## Dataset excerpt
** Begin **
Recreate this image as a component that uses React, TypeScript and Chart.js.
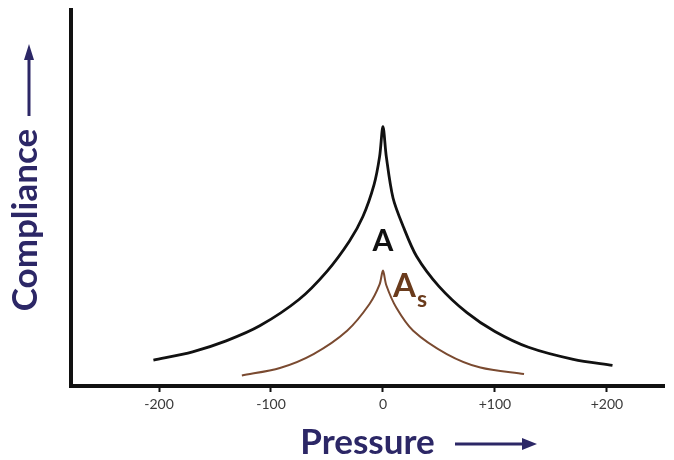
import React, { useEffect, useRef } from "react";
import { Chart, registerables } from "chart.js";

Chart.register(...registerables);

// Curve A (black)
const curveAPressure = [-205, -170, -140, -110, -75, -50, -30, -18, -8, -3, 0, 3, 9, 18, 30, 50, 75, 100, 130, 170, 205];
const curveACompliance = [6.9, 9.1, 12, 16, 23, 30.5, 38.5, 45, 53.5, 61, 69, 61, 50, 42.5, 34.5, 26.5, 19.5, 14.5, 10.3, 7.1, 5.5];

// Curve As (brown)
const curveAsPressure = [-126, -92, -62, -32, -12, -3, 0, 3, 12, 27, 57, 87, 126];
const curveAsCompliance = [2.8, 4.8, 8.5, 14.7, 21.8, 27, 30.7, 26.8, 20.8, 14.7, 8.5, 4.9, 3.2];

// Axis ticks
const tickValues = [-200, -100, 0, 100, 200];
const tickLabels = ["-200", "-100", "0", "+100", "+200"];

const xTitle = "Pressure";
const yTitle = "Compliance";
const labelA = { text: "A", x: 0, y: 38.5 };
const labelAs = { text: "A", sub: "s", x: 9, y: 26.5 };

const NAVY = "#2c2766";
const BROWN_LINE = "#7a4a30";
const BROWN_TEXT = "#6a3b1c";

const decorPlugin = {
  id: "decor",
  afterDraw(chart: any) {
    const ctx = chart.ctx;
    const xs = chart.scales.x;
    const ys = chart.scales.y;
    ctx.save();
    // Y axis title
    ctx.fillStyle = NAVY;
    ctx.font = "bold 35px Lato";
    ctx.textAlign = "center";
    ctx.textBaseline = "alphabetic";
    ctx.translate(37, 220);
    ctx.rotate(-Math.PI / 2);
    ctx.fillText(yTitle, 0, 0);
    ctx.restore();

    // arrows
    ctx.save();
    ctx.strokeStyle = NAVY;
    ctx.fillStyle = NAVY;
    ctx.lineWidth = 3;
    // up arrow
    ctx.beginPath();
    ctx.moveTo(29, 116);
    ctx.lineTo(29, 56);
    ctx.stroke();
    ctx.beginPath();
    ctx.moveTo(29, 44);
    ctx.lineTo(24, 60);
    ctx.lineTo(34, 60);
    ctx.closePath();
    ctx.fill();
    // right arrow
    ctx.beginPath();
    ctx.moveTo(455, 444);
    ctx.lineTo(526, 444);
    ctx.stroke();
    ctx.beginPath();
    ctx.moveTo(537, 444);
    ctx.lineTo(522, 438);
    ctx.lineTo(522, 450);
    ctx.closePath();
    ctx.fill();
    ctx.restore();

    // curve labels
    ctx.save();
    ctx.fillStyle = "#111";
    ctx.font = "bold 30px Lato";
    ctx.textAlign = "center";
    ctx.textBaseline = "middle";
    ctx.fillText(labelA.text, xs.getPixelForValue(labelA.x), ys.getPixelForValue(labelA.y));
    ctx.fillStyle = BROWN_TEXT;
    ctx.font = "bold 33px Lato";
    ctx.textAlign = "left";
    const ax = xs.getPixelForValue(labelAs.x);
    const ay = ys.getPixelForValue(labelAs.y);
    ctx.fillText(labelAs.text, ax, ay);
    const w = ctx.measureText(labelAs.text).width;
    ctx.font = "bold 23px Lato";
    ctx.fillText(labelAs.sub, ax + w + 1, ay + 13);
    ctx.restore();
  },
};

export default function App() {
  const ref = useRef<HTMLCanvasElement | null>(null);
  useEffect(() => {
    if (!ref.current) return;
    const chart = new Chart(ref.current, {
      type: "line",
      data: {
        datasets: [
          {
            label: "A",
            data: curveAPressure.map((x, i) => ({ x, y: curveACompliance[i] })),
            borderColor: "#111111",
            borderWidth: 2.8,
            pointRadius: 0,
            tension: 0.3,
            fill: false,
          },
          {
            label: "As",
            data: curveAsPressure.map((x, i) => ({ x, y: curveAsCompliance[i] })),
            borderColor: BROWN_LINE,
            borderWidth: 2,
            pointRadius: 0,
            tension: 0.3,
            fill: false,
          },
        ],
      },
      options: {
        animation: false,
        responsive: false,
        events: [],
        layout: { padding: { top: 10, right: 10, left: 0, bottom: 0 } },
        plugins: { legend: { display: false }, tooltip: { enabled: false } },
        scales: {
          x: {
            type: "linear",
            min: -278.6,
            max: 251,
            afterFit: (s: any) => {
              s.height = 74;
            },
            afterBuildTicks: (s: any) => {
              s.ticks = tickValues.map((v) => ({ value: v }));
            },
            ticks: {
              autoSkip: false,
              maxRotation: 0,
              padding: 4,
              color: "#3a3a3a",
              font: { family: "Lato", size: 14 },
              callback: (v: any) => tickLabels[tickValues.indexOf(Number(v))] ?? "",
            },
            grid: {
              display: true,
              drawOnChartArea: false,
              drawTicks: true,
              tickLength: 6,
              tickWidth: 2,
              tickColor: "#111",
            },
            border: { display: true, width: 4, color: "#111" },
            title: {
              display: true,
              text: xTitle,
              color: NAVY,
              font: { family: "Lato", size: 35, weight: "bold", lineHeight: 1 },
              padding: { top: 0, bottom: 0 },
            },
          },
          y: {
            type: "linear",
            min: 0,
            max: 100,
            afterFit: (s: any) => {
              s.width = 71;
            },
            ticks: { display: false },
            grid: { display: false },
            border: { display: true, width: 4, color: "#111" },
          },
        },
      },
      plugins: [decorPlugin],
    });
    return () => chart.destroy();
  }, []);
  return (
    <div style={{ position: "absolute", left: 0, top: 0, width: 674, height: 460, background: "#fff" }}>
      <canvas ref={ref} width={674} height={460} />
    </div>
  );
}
** End **
Produce an exact copy of each line of data, skipping embedded images.

## Answer to the task
Recreate this image as a component that uses React, TypeScript and Chart.js.
import React, { useEffect, useRef } from "react";
import { Chart, registerables } from "chart.js";

Chart.register(...registerables);

// Curve A (black)
const curveAPressure = [-205, -170, -140, -110, -75, -50, -30, -18, -8, -3, 0, 3, 9, 18, 30, 50, 75, 100, 130, 170, 205];
const curveACompliance = [6.9, 9.1, 12, 16, 23, 30.5, 38.5, 45, 53.5, 61, 69, 61, 50, 42.5, 34.5, 26.5, 19.5, 14.5, 10.3, 7.1, 5.5];

// Curve As (brown)
const curveAsPressure = [-126, -92, -62, -32, -12, -3, 0, 3, 12, 27, 57, 87, 126];
const curveAsCompliance = [2.8, 4.8, 8.5, 14.7, 21.8, 27, 30.7, 26.8, 20.8, 14.7, 8.5, 4.9, 3.2];

// Axis ticks
const tickValues = [-200, -100, 0, 100, 200];
const tickLabels = ["-200", "-100", "0", "+100", "+200"];

const xTitle = "Pressure";
const yTitle = "Compliance";
const labelA = { text: "A", x: 0, y: 38.5 };
const labelAs = { text: "A", sub: "s", x: 9, y: 26.5 };

const NAVY = "#2c2766";
const BROWN_LINE = "#7a4a30";
const BROWN_TEXT = "#6a3b1c";

const decorPlugin = {
  id: "decor",
  afterDraw(chart: any) {
    const ctx = chart.ctx;
    const xs = chart.scales.x;
    const ys = chart.scales.y;
    ctx.save();
    // Y axis title
    ctx.fillStyle = NAVY;
    ctx.font = "bold 35px Lato";
    ctx.textAlign = "center";
    ctx.textBaseline = "alphabetic";
    ctx.translate(37, 220);
    ctx.rotate(-Math.PI / 2);
    ctx.fillText(yTitle, 0, 0);
    ctx.restore();

    // arrows
    ctx.save();
    ctx.strokeStyle = NAVY;
    ctx.fillStyle = NAVY;
    ctx.lineWidth = 3;
    // up arrow
    ctx.beginPath();
    ctx.moveTo(29, 116);
    ctx.lineTo(29, 56);
    ctx.stroke();
    ctx.beginPath();
    ctx.moveTo(29, 44);
    ctx.lineTo(24, 60);
    ctx.lineTo(34, 60);
    ctx.closePath();
    ctx.fill();
    // right arrow
    ctx.beginPath();
    ctx.moveTo(455, 444);
    ctx.lineTo(526, 444);
    ctx.stroke();
    ctx.beginPath();
    ctx.moveTo(537, 444);
    ctx.lineTo(522, 438);
    ctx.lineTo(522, 450);
    ctx.closePath();
    ctx.fill();
    ctx.restore();

    // curve labels
    ctx.save();
    ctx.fillStyle = "#111";
    ctx.font = "bold 30px Lato";
    ctx.textAlign = "center";
    ctx.textBaseline = "middle";
    ctx.fillText(labelA.text, xs.getPixelForValue(labelA.x), ys.getPixelForValue(labelA.y));
    ctx.fillStyle = BROWN_TEXT;
    ctx.font = "bold 33px Lato";
    ctx.textAlign = "left";
    const ax = xs.getPixelForValue(labelAs.x);
    const ay = ys.getPixelForValue(labelAs.y);
    ctx.fillText(labelAs.text, ax, ay);
    const w = ctx.measureText(labelAs.text).width;
    ctx.font = "bold 23px Lato";
    ctx.fillText(labelAs.sub, ax + w + 1, ay + 13);
    ctx.restore();
  },
};

export default function App() {
  const ref = useRef<HTMLCanvasElement | null>(null);
  useEffect(() => {
    if (!ref.current) return;
    const chart = new Chart(ref.current, {
      type: "line",
      data: {
        datasets: [
          {
            label: "A",
            data: curveAPressure.map((x, i) => ({ x, y: curveACompliance[i] })),
            borderColor: "#111111",
            borderWidth: 2.8,
            pointRadius: 0,
            tension: 0.3,
            fill: false,
          },
          {
            label: "As",
            data: curveAsPressure.map((x, i) => ({ x, y: curveAsCompliance[i] })),
            borderColor: BROWN_LINE,
            borderWidth: 2,
            pointRadius: 0,
            tension: 0.3,
            fill: false,
          },
        ],
      },
      options: {
        animation: false,
        responsive: false,
        events: [],
        layout: { padding: { top: 10, right: 10, left: 0, bottom: 0 } },
        plugins: { legend: { display: false }, tooltip: { enabled: false } },
        scales: {
          x: {
            type: "linear",
            min: -278.6,
            max: 251,
            afterFit: (s: any) => {
              s.height = 74;
            },
            afterBuildTicks: (s: any) => {
              s.ticks = tickValues.map((v) => ({ value: v }));
            },
            ticks: {
              autoSkip: false,
              maxRotation: 0,
              padding: 4,
              color: "#3a3a3a",
              font: { family: "Lato", size: 14 },
              callback: (v: any) => tickLabels[tickValues.indexOf(Number(v))] ?? "",
            },
            grid: {
              display: true,
              drawOnChartArea: false,
              drawTicks: true,
              tickLength: 6,
              tickWidth: 2,
              tickColor: "#111",
            },
            border: { display: true, width: 4, color: "#111" },
            title: {
              display: true,
              text: xTitle,
              color: NAVY,
              font: { family: "Lato", size: 35, weight: "bold", lineHeight: 1 },
              padding: { top: 0, bottom: 0 },
            },
          },
          y: {
            type: "linear",
            min: 0,
            max: 100,
            afterFit: (s: any) => {
              s.width = 71;
            },
            ticks: { display: false },
            grid: { display: false },
            border: { display: true, width: 4, color: "#111" },
          },
        },
      },
      plugins: [decorPlugin],
    });
    return () => chart.destroy();
  }, []);
  return (
    <div style={{ position: "absolute", left: 0, top: 0, width: 674, height: 460, background: "#fff" }}>
      <canvas ref={ref} width={674} height={460} />
    </div>
  );
}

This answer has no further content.